Immigration Enforcement is lily to be involved, and consideration can also be given to a civil penalty if it is not possible to pursue a criminal investigation. A civil penalty would involve the Border Force and the Clandestine Entrants Civil Penalty Team.
An example charge would be under section 25 of the Immigration Act 1971, as follows:
Person A on (date) did an act, namely transported/concealed a (nationality) national into the UK, which facilitated the commission of a breach of immigration law by an individual who was not a national of the UK, knowing or having reasonable cause for believing that the act facilitated the commission of a breach of immigration law, namely (details), by that individual, who was not a citizen of the UK.

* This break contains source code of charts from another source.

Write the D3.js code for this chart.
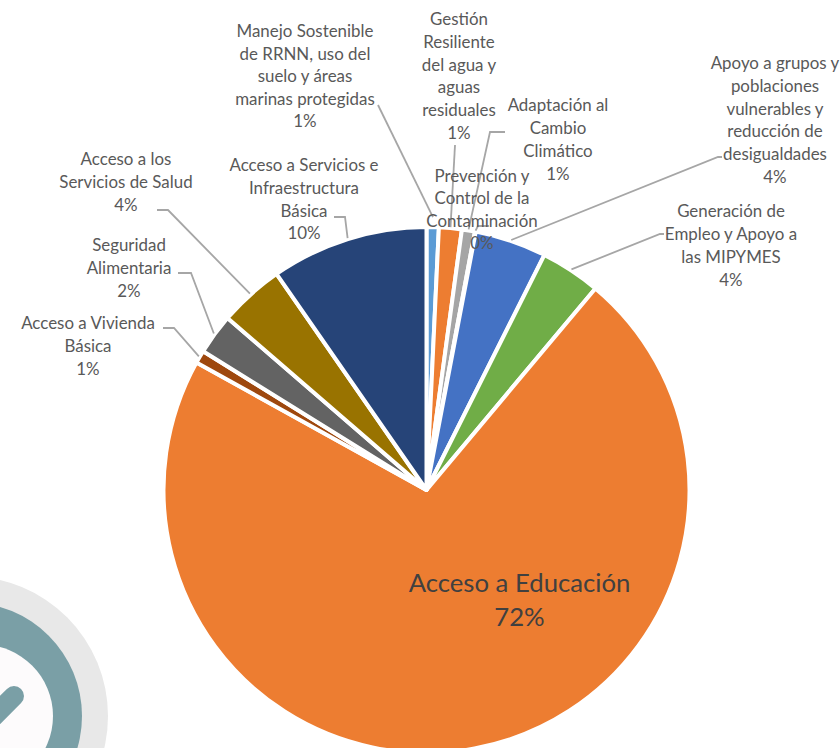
<!DOCTYPE html>
<html>
<head>
<meta charset="utf-8">
<script src="https://cdn.jsdelivr.net/npm/d3@7"></script>
<style>
  html, body { margin: 0; padding: 0; background: #fff; overflow: hidden; }
  svg { display: block; }
  text { font-family: Lato, "Open Sans", sans-serif; }
</style>
</head>
<body>
<svg id="chart" width="840" height="748"></svg>
<script>
// Shares per programme area, clockwise from twelve o'clock
const categories = [
  "Manejo Sostenible de RRNN, uso del suelo y áreas marinas protegidas",
  "Gestión Resiliente del agua y aguas residuales",
  "Adaptación al Cambio Climático",
  "Prevención y Control de la Contaminación",
  "Apoyo a grupos y poblaciones vulnerables y reducción de desigualdades",
  "Generación de Empleo y Apoyo a las MIPYMES",
  "Acceso a Educación",
  "Acceso a Vivienda Básica",
  "Seguridad Alimentaria",
  "Acceso a los Servicios de Salud",
  "Acceso a Servicios e Infraestructura Básica"
];
const shares = [0.75, 1.4, 0.8, 0.05, 4.4, 3.7, 71.95, 0.8, 2.49, 4.0, 9.66];
const percentLabels = ["1%", "1%", "1%", "0%", "4%", "4%", "72%", "1%", "2%", "4%", "10%"];
const sliceColors = ["#5B9BD5", "#ED7D31", "#A5A5A5", "#FFC000", "#4472C4", "#70AD47",
                     "#ED7D31", "#9E480E", "#636363", "#997300", "#264478"];
const labelLines = [
  ["Manejo Sostenible", "de RRNN, uso del", "suelo y áreas", "marinas protegidas"],
  ["Gestión", "Resiliente", "del agua y", "aguas", "residuales"],
  ["Adaptación al", "Cambio", "Climático"],
  ["Prevención y", "Control de la", "Contaminación"],
  ["Apoyo a grupos y", "poblaciones", "vulnerables y", "reducción de", "desigualdades"],
  ["Generación de", "Empleo y Apoyo a", "las MIPYMES"],
  ["Acceso a Educación"],
  ["Acceso a Vivienda", "Básica"],
  ["Seguridad", "Alimentaria"],
  ["Acceso a los", "Servicios de Salud"],
  ["Acceso a Servicios e", "Infraestructura", "Básica"]
];

// Label block placement: centre x, first baseline y, line step
const labelPlacement = [
  [305, 37, 22.6], [459, 25, 22.8], [558, 111, 23], [482, 182, 22.4],
  [775, 69, 22.8], [731, 217, 23], [519.5, 592, 34], [88, 329, 23],
  [129, 251, 23], [126, 165, 23], [304, 171, 22.8]
];
// Leader polylines: gap off the rim, then the bend points towards the label
const leaderGap = [10, 1, 1, 1, 1, 1, 0, 1, 1, 1, 1];
const leaderBends = [
  [[378, 105]],
  [[455, 145]],
  [[490, 132], [505, 132]],
  [[478, 226], [489, 226]],
  [[718, 157], [722, 157]],
  [[660, 234], [664, 234]],
  null,
  [[174, 328], [163, 328]],
  [[191, 273], [178, 273]],
  [[168, 210], [157, 210]],
  [[345, 217], [334, 217]]
];

const svg = d3.select("#chart");

// Badge partly cut off in the lower left corner
const badge = svg.append("g");
badge.append("circle").attr("cx", -31.6).attr("cy", 716).attr("r", 139.6).attr("fill", "#E8E8E8");
badge.append("circle").attr("cx", -31.6).attr("cy", 716).attr("r", 113.6).attr("fill", "#7A9FA6");
badge.append("circle").attr("cx", -18.4).attr("cy", 716).attr("r", 71.4).attr("fill", "#FDFBFC");
badge.append("line").attr("x1", 14).attr("y1", 696).attr("x2", -20).attr("y2", 730)
  .attr("stroke", "#7A9FA6").attr("stroke-width", 20).attr("stroke-linecap", "round");

// Pie
const cx = 426.5, cy = 490, radius = 263;
const pie = d3.pie().sort(null).value(d => d);
const arcs = pie(shares);
const arc = d3.arc().innerRadius(0).outerRadius(radius);

const plot = svg.append("g").attr("transform", `translate(${cx},${cy})`);
plot.selectAll("path.slice").data(arcs).join("path")
  .attr("class", "slice")
  .attr("d", arc)
  .attr("fill", (d, i) => sliceColors[i])
  .attr("stroke", "#fff")
  .attr("stroke-width", 4)
  .attr("stroke-linejoin", "round");

// Leader lines from each slice's rim out to its label
const leaderLine = d3.line();
arcs.forEach((d, i) => {
  if (!leaderBends[i]) return;
  const mid = (d.startAngle + d.endAngle) / 2;
  const r = radius + leaderGap[i];
  const start = [cx + r * Math.sin(mid), cy - r * Math.cos(mid)];
  svg.append("path")
    .attr("d", leaderLine([start, ...leaderBends[i]]))
    .attr("fill", "none")
    .attr("stroke", "#A6A6A6")
    .attr("stroke-width", 1.8);
});

// Labels: category lines followed by the percentage
categories.forEach((name, i) => {
  const [x, y0, step] = labelPlacement[i];
  const big = name === "Acceso a Educación";
  const block = svg.append("text")
    .attr("text-anchor", "middle")
    .attr("font-size", big ? 25.7 : 16.9)
    .attr("fill", big ? "#404040" : "#595959");
  [...labelLines[i], percentLabels[i]].forEach((line, k) => {
    block.append("tspan").attr("x", x).attr("y", y0 + k * step).text(line);
  });
});
</script>
</body>
</html>
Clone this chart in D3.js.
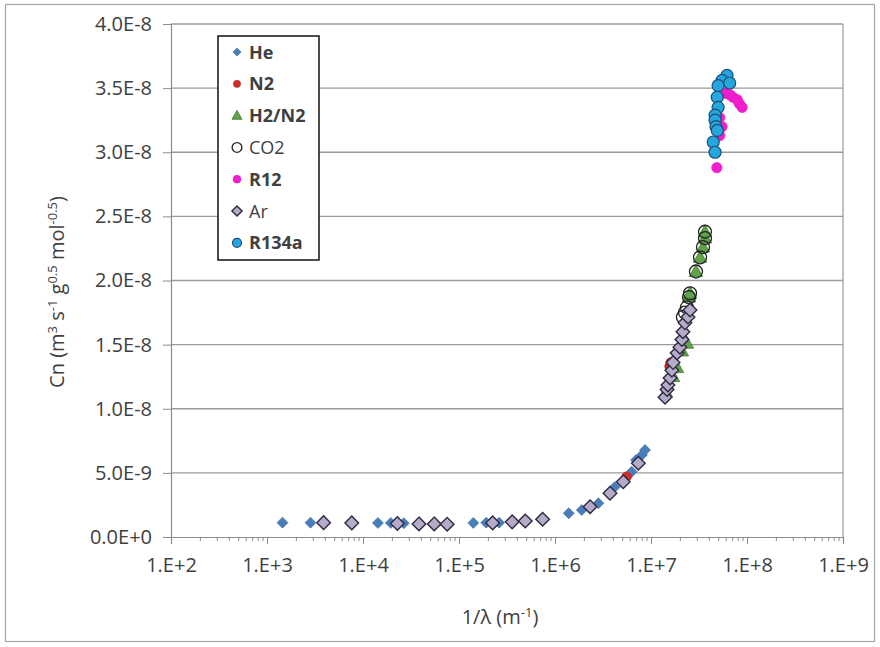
<!DOCTYPE html>
<html><head><meta charset="utf-8">
<script src="https://cdn.jsdelivr.net/npm/d3@7"></script>
<style>
body{margin:0;background:#fff}
svg{display:block}
text{font-family:"Open Sans",sans-serif;fill:#404040}
</style>
</head><body>
<svg id="c" width="880" height="647"></svg>
<script>
// ---- data ----
const seriesNames = ["He","N2","H2/N2","CO2","R12","Ar","R134a"];
const heX = [1.45e3,2.84e3,3.9e3,7.6e3,1.43e4,1.95e4,2.66e4,1.41e5,1.92e5,2.62e5,1.39e6,1.9e6,2.83e6,4.2e6,6.3e6,6.98e6,8.05e6,8.66e6];
const heY = [1.12e-9,1.12e-9,1.12e-9,1.1e-9,1.1e-9,1.1e-9,1.08e-9,1.1e-9,1.12e-9,1.12e-9,1.85e-9,2.1e-9,2.63e-9,3.9e-9,5.09e-9,6.0e-9,6.4e-9,6.78e-9];
const n2X = [5.5e4,7.5e4,2.24e5,3.6e5,4.9e5,7.4e5,5.58e6,1.56e7,1.6e7];
const n2Y = [1.03e-9,1.0e-9,1.1e-9,1.2e-9,1.27e-9,1.4e-9,4.7e-9,1.33e-8,1.36e-8];
const h2n2X = [1.43e7,1.7e7,1.87e7,2.1e7,2.37e7,2.49e7,2.55e7,2.94e7,3.24e7,3.48e7,3.65e7,3.65e7];
const h2n2Y = [1.13e-8,1.25e-8,1.32e-8,1.45e-8,1.51e-8,1.87e-8,1.9e-8,2.07e-8,2.18e-8,2.26e-8,2.33e-8,2.38e-8];
const co2X = [2.15e7,2.26e7,2.37e7,2.49e7,2.55e7,2.94e7,3.24e7,3.48e7,3.65e7,3.65e7];
const co2Y = [1.715e-8,1.75e-8,1.79e-8,1.87e-8,1.9e-8,2.07e-8,2.18e-8,2.26e-8,2.33e-8,2.38e-8];
const r12X = [4.85e7,5.2e7,5.2e7,5.5e7,5.9e7,6.6e7,7.1e7,7.9e7,8.3e7,8.9e7];
const r12Y = [2.88e-8,3.27e-8,3.13e-8,3.2e-8,3.46e-8,3.45e-8,3.43e-8,3.41e-8,3.38e-8,3.35e-8];
const arX = [3.89e3,7.64e3,2.28e4,3.83e4,5.52e4,7.53e4,2.24e5,3.58e5,4.9e5,7.43e5,2.32e6,3.74e6,5.14e6,7.38e6,1.4e7,1.47e7,1.5e7,1.58e7,1.65e7,1.7e7,1.87e7,2.0e7,2.1e7,2.15e7,2.26e7,2.43e7,2.55e7];
const arY = [1.12e-9,1.1e-9,1.05e-9,1.02e-9,1.02e-9,1.0e-9,1.1e-9,1.18e-9,1.25e-9,1.38e-9,2.36e-9,3.41e-9,4.31e-9,5.75e-9,1.09e-8,1.15e-8,1.185e-8,1.24e-8,1.3e-8,1.36e-8,1.435e-8,1.48e-8,1.54e-8,1.6e-8,1.67e-8,1.715e-8,1.77e-8];
const r134aX = [6.2e7,5.5e7,6.6e7,5.0e7,4.9e7,5.0e7,4.65e7,4.65e7,4.75e7,4.9e7,4.45e7,4.65e7];
const r134aY = [3.6e-8,3.56e-8,3.54e-8,3.52e-8,3.43e-8,3.35e-8,3.29e-8,3.25e-8,3.2e-8,3.17e-8,3.08e-8,3.0e-8];
const xTickValues = [1e2,1e3,1e4,1e5,1e6,1e7,1e8,1e9];
const xTickLabels = ["1.E+2","1.E+3","1.E+4","1.E+5","1.E+6","1.E+7","1.E+8","1.E+9"];
const yTickValues = [0,5e-9,1e-8,1.5e-8,2e-8,2.5e-8,3e-8,3.5e-8,4e-8];
const yTickLabels = ["0.0E+0","5.0E-9","1.0E-8","1.5E-8","2.0E-8","2.5E-8","3.0E-8","3.5E-8","4.0E-8"];

// ---- layout ----
const L=171,R=843,T=24,B=537;
const svg=d3.select('#c');
svg.append('rect').attr('x',5.5).attr('y',4.5).attr('width',869).attr('height',637)
  .attr('fill','#fff').attr('stroke','#a6a6a6').attr('stroke-width',1.2);

const x=d3.scaleLog().domain([1e2,1e9]).range([L,R]);
const y=d3.scaleLinear().domain([0,4e-8]).range([B,T]);

// gridlines
svg.append('g').selectAll('line').data(yTickValues.filter(d=>d>0)).join('line')
  .attr('x1',L).attr('x2',R).attr('y1',d=>y(d)).attr('y2',d=>y(d))
  .attr('stroke','#9a9a9a').attr('stroke-width',1.4);
svg.append('line').attr('x1',R).attr('x2',R).attr('y1',T).attr('y2',B)
  .attr('stroke','#9a9a9a').attr('stroke-width',1.2);

// y axis
const yAx=svg.append('g').attr('transform',`translate(${L},0)`)
  .call(d3.axisLeft(y).tickValues(yTickValues).tickFormat((d,i)=>yTickLabels[i]).tickSize(8).tickPadding(11));
yAx.select('.domain').attr('stroke','#8c8c8c').attr('stroke-width',1.2);
yAx.selectAll('.tick line').attr('stroke','#8c8c8c');
yAx.selectAll('text').attr('font-size',20).attr('fill','#404040').style('font-family','"Open Sans",sans-serif');

// x axis minor ticks
const minor=[];
for(let e=2;e<9;e++){for(let k=2;k<10;k++){minor.push(k*Math.pow(10,e));}}
const xMin=svg.append('g').attr('transform',`translate(0,${B})`)
  .call(d3.axisBottom(x).tickValues(minor).tickFormat('').tickSize(4));
xMin.select('.domain').remove();
xMin.selectAll('.tick line').attr('stroke','#8c8c8c');
const xAx=svg.append('g').attr('transform',`translate(0,${B})`)
  .call(d3.axisBottom(x).tickValues(xTickValues).tickFormat((d,i)=>xTickLabels[i]).tickSize(7).tickPadding(14));
xAx.select('.domain').attr('stroke','#8c8c8c').attr('stroke-width',1.2);
xAx.selectAll('.tick line').attr('stroke','#8c8c8c');
xAx.selectAll('text').attr('font-size',20).attr('fill','#404040').style('font-family','"Open Sans",sans-serif');

// axis titles
const yt=svg.append('text').attr('transform','translate(64,292) rotate(-90)')
  .attr('text-anchor','middle').attr('font-size',20);
yt.append('tspan').text('Cn (m');
yt.append('tspan').text('3').attr('font-size',13).attr('dy',-7);
yt.append('tspan').text(' s').attr('dy',7);
yt.append('tspan').text('-1').attr('font-size',13).attr('dy',-7);
yt.append('tspan').text(' g').attr('dy',7);
yt.append('tspan').text('0.5').attr('font-size',13).attr('dy',-7);
yt.append('tspan').text(' mol').attr('dy',7);
yt.append('tspan').text('-0.5').attr('font-size',13).attr('dy',-7);
yt.append('tspan').text(')').attr('dy',7);

const xt=svg.append('text').attr('x',500).attr('y',624).attr('text-anchor','middle').attr('font-size',20);
xt.append('tspan').text('1/λ (m');
xt.append('tspan').text('-1').attr('font-size',13).attr('dy',-7);
xt.append('tspan').text(')').attr('dy',7);

// markers
const diamond=r=>`M0,${-r}L${r},0L0,${r}L${-r},0Z`;
const tri=r=>`M0,${-r}L${r*0.95},${r*0.7}L${-r*0.95},${r*0.7}Z`;
const styles={
  "He":{path:diamond(5.5),fill:'#4a7ebb',stroke:'#3d6aa3',sw:0.6},
  "N2":{circle:4.8,fill:'#d42b2b',stroke:'#b02020',sw:0.6},
  "H2/N2":{path:tri(7),fill:'#5fa448',stroke:'#3f7a2f',sw:0.8},
  "CO2":{circle:6.5,fill:'none',stroke:'#222',sw:1.3},
  "R12":{circle:5.2,fill:'#f21ed0',stroke:'#e010c0',sw:0.6},
  "Ar":{path:diamond(6.8),fill:'#b5aac8',stroke:'#2e2940',sw:1.4},
  "R134a":{circle:6,fill:'#25a6dd',stroke:'#1c4f7a',sw:1.2}
};
const data={"He":[heX,heY],"N2":[n2X,n2Y],"H2/N2":[h2n2X,h2n2Y],"CO2":[co2X,co2Y],"R12":[r12X,r12Y],"Ar":[arX,arY],"R134a":[r134aX,r134aY]};
function drawMarker(g,s,scale){
  if(s.circle){g.append('circle').attr('r',s.circle*scale).attr('fill',s.fill).attr('stroke',s.stroke).attr('stroke-width',s.sw);}
  else{g.append('path').attr('d',s.path).attr('transform',`scale(${scale})`).attr('fill',s.fill).attr('stroke',s.stroke).attr('stroke-width',s.sw/scale);}
}
seriesNames.forEach(n=>{
  const [xs,ys]=data[n];
  const pts=xs.map((v,i)=>[v,ys[i]]);
  const g=svg.append('g');
  pts.forEach(p=>{
    const m=g.append('g').attr('transform',`translate(${x(p[0])},${y(p[1])})`);
    drawMarker(m,styles[n],1);
  });
});

// legend
const lg=svg.append('g');
lg.append('rect').attr('x',218).attr('y',36).attr('width',101).attr('height',224)
  .attr('fill','#fff').attr('stroke','#111').attr('stroke-width',1.5);
const bold={"He":true,"N2":true,"H2/N2":true,"CO2":false,"R12":true,"Ar":false,"R134a":true};
seriesNames.forEach((n,i)=>{
  const cy=52+i*31.8;
  const m=lg.append('g').attr('transform',`translate(237,${cy})`);
  drawMarker(m,styles[n],0.75);
  lg.append('text').attr('x',249).attr('y',cy+6.5).attr('font-size',18)
    .attr('font-weight',bold[n]?'bold':'normal').attr('fill','#1a1a1a').text(n);
});
</script>
</body></html>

Immigration Enforcement work with other agencies and will assess whether there is a facilitation case. The assessment is based on first responder accounts, aerial footage, and migrants’ details, such as repeat offenders.
The approach recognises that migrants and asylum seekers often do not have a choice in the manner of travel, facing exploitation by organised groups. Prosecutors are reminded to consider the published public interest factors in charging those merely entering illegally.
The guidance says that passengers should not be prosecuted unless they are repeat offenders or if they have been deported previously. Rather than facing prosecution, they should be dealt with by administrative removal channels. The focus for the prosecution should be on those with more significant roles who facilitated the entry. The guidance also clarifies that where passengers are intercepted or rescued at sea, it is unlikely any offence of illegal entry has been committed.
The section on small boats and larger vessels sets out the charges to be considered when dealing with drivers and/or pilots. This can include those who did not play a part in arranging the journeys but played a less significant role in controlling the vessel during the crossing. Therefore, a person could be charged where they did not act for financial gain but helped to purchase, inflate or steer the boat, especially if other persons’ lives were put at risk.
International enquiries are to be made at an early stage, whether or not the suspect is a UK national. The reasoning behind the enquiries is the relevant material abroad relating to how the migrants were facilitated in. The importance of submitting a timely request for mutual legal assistance is stressed and for the police to find out what evidence may exist and how it could be obtained within a relevant timescale.
Such lines of enquiry may be phone links, overseas organisers and material showing locations where facilitated persons stayed. Member States have 45 days to decide these requests, and it can then take a further 90 days to deal with, so early requests are important.
Early engagement between agencies and the prosecution is encouraged so that a strategy can be developed. This would mean the prosecution could advise who to treat as a suspect, victim or witness and whether the public interest was in prosecuting or if administrative removal was appropriate.